## Task to carry out
From the entries below, list each line with "this".

+ + + +

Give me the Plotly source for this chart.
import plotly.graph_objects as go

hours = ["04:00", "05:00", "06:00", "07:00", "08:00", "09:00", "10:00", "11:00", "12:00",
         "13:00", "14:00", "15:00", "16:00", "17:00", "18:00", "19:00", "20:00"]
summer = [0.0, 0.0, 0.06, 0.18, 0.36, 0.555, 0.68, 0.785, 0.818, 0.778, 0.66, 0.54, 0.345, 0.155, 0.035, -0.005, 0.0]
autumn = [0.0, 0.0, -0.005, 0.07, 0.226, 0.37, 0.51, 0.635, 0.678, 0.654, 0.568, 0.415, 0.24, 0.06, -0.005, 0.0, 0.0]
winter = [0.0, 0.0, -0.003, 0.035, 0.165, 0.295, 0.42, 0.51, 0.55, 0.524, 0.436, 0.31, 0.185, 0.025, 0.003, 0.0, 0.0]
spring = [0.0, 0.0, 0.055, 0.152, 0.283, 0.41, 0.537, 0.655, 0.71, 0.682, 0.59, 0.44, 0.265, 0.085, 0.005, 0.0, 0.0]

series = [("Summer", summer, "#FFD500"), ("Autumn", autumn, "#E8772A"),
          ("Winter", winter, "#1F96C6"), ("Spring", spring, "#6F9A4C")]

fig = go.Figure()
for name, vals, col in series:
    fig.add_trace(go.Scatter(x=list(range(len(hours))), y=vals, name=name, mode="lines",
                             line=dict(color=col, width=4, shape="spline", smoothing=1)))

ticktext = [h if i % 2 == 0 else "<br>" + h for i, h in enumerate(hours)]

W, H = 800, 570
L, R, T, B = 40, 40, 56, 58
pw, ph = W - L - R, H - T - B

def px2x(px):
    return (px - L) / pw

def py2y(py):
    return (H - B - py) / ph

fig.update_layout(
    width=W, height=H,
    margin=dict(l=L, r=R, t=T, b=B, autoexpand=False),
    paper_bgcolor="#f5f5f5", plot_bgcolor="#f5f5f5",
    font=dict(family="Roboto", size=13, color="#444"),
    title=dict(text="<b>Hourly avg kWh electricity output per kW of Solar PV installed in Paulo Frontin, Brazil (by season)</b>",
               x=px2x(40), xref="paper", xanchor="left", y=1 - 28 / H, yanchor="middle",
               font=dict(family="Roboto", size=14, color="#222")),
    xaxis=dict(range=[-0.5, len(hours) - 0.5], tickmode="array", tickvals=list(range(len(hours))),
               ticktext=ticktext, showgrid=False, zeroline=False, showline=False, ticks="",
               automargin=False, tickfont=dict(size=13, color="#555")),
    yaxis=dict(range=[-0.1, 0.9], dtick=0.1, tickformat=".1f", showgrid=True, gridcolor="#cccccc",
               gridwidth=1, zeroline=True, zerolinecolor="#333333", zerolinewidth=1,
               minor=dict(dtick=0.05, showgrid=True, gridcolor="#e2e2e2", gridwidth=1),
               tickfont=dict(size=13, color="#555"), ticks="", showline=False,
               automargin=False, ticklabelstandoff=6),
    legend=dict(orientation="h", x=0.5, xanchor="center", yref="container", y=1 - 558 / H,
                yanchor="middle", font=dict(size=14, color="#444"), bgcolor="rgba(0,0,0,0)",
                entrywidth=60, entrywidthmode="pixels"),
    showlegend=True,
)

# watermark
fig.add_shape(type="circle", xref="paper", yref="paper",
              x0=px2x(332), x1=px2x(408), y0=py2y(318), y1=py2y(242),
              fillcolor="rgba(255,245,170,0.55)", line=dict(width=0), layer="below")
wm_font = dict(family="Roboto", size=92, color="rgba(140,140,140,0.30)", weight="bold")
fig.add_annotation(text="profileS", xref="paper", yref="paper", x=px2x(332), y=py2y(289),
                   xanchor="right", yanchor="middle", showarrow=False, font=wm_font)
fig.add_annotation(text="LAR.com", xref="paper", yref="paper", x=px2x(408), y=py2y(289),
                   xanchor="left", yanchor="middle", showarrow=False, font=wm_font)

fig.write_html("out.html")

+ + + +

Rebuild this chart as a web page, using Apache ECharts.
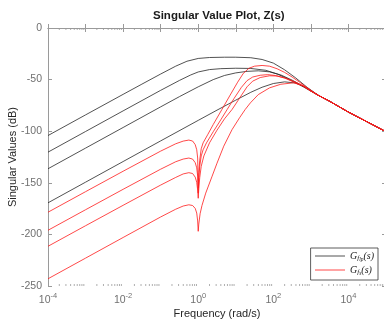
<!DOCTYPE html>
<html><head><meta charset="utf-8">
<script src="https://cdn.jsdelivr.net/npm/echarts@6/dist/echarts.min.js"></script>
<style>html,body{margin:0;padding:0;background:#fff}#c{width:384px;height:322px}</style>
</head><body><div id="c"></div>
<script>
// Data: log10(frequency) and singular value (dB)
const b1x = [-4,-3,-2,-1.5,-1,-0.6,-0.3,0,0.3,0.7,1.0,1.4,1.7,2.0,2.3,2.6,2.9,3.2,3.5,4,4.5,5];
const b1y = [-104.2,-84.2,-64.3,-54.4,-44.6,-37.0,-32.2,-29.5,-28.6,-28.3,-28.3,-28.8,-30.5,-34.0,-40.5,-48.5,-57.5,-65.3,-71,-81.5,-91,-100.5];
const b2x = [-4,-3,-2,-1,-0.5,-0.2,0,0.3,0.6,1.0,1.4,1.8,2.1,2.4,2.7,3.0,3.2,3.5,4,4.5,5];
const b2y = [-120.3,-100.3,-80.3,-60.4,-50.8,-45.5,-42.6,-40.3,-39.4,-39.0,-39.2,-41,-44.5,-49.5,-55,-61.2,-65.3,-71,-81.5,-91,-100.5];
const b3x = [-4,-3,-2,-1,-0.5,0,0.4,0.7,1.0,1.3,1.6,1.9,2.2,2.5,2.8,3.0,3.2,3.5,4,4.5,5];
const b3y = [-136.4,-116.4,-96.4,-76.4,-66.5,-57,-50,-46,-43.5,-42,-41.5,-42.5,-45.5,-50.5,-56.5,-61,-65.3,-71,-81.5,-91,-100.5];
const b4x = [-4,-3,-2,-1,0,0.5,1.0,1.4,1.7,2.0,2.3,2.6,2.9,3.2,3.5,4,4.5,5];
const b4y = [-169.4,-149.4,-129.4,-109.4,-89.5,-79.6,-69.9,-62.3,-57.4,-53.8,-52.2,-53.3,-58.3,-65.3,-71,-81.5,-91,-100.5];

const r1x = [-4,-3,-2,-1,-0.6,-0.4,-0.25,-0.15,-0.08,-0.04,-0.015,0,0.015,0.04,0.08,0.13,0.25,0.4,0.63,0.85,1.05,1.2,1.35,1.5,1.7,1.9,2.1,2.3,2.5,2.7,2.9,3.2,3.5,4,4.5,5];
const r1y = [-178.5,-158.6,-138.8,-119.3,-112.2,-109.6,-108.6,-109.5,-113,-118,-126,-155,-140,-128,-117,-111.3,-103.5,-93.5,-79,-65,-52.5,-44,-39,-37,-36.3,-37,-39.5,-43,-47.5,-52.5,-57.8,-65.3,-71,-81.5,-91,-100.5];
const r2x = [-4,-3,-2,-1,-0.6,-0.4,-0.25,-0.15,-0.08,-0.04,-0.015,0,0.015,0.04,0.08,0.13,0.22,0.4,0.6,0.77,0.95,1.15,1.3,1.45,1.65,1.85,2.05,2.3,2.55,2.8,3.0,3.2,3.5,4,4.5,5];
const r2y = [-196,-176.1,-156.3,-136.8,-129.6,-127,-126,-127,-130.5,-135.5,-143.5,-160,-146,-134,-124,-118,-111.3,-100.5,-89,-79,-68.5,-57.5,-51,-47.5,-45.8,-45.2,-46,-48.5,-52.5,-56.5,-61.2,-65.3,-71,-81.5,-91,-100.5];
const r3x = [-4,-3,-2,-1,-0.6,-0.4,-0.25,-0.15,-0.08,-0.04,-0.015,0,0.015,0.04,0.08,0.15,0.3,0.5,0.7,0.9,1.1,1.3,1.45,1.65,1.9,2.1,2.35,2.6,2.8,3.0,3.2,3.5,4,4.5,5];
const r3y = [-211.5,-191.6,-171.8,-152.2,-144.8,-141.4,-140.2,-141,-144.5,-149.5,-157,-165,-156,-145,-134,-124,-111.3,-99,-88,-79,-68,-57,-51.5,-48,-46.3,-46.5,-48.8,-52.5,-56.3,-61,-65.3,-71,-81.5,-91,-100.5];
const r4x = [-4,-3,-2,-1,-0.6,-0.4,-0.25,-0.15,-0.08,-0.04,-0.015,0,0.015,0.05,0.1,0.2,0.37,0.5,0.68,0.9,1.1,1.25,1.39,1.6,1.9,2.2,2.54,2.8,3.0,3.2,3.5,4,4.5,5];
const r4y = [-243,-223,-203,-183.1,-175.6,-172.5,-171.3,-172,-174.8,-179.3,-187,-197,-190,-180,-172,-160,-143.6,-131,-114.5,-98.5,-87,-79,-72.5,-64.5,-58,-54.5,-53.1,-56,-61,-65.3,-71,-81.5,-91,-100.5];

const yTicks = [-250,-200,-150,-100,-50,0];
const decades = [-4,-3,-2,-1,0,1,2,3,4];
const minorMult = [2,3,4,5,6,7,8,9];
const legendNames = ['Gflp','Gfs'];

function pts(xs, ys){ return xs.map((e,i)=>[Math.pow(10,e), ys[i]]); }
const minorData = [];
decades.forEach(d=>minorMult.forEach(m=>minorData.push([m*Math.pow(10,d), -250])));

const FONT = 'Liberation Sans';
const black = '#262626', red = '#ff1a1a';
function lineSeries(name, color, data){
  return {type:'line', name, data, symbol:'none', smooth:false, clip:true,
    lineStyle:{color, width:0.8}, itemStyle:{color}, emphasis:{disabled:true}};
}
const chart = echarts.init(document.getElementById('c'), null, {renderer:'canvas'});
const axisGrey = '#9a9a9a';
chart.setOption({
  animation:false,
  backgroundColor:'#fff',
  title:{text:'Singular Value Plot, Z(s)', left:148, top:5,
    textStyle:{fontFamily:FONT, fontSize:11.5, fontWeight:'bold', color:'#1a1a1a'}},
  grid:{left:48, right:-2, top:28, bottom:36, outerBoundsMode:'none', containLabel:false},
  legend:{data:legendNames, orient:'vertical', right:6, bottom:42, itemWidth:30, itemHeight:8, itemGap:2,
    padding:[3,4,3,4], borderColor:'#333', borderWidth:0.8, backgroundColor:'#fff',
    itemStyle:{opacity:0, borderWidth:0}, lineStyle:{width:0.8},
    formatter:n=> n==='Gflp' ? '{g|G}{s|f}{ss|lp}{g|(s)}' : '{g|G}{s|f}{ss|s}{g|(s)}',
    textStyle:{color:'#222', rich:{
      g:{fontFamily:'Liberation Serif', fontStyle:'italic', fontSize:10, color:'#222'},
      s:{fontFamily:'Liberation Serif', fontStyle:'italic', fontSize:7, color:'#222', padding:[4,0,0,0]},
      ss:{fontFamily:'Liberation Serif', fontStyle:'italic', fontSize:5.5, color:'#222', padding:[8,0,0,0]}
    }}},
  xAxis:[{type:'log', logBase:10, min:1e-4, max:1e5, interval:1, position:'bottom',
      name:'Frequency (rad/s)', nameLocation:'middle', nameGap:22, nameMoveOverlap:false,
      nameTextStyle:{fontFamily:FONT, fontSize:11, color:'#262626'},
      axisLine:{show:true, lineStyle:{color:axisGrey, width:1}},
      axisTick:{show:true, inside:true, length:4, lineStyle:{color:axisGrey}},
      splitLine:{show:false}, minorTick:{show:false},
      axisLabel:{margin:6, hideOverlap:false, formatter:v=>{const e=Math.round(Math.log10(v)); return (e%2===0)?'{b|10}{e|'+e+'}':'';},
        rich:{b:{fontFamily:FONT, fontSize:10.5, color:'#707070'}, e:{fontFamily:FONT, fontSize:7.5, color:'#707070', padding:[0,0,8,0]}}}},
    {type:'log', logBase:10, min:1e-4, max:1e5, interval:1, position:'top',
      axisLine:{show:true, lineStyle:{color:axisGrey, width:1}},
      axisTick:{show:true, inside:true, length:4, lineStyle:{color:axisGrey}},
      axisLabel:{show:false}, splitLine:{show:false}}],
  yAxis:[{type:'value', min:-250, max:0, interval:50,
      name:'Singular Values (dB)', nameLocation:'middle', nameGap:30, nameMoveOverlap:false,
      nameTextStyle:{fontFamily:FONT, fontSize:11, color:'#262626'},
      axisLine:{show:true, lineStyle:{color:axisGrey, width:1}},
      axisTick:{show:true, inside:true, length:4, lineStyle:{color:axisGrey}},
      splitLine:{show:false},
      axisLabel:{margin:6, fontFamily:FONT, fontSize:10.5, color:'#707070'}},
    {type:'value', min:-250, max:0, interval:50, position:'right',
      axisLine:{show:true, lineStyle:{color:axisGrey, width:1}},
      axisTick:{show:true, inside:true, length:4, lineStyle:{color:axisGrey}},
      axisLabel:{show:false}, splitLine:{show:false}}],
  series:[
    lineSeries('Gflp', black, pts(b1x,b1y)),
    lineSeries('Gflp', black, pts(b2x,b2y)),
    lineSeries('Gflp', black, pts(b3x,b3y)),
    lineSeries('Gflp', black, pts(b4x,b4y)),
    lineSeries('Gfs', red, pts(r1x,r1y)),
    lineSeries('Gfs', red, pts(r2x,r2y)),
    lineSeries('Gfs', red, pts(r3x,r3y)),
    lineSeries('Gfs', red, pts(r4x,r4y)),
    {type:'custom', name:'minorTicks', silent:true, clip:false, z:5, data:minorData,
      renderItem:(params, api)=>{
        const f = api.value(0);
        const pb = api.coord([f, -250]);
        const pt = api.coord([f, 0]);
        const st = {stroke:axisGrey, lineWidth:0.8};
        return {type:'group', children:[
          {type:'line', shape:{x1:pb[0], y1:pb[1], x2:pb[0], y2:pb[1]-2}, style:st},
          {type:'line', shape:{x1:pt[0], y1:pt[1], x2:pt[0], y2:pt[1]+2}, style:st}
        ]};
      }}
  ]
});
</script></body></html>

+ + + +

## Finished task
Give me the Plotly source for this chart.
Rebuild this chart as a web page, using Apache ECharts.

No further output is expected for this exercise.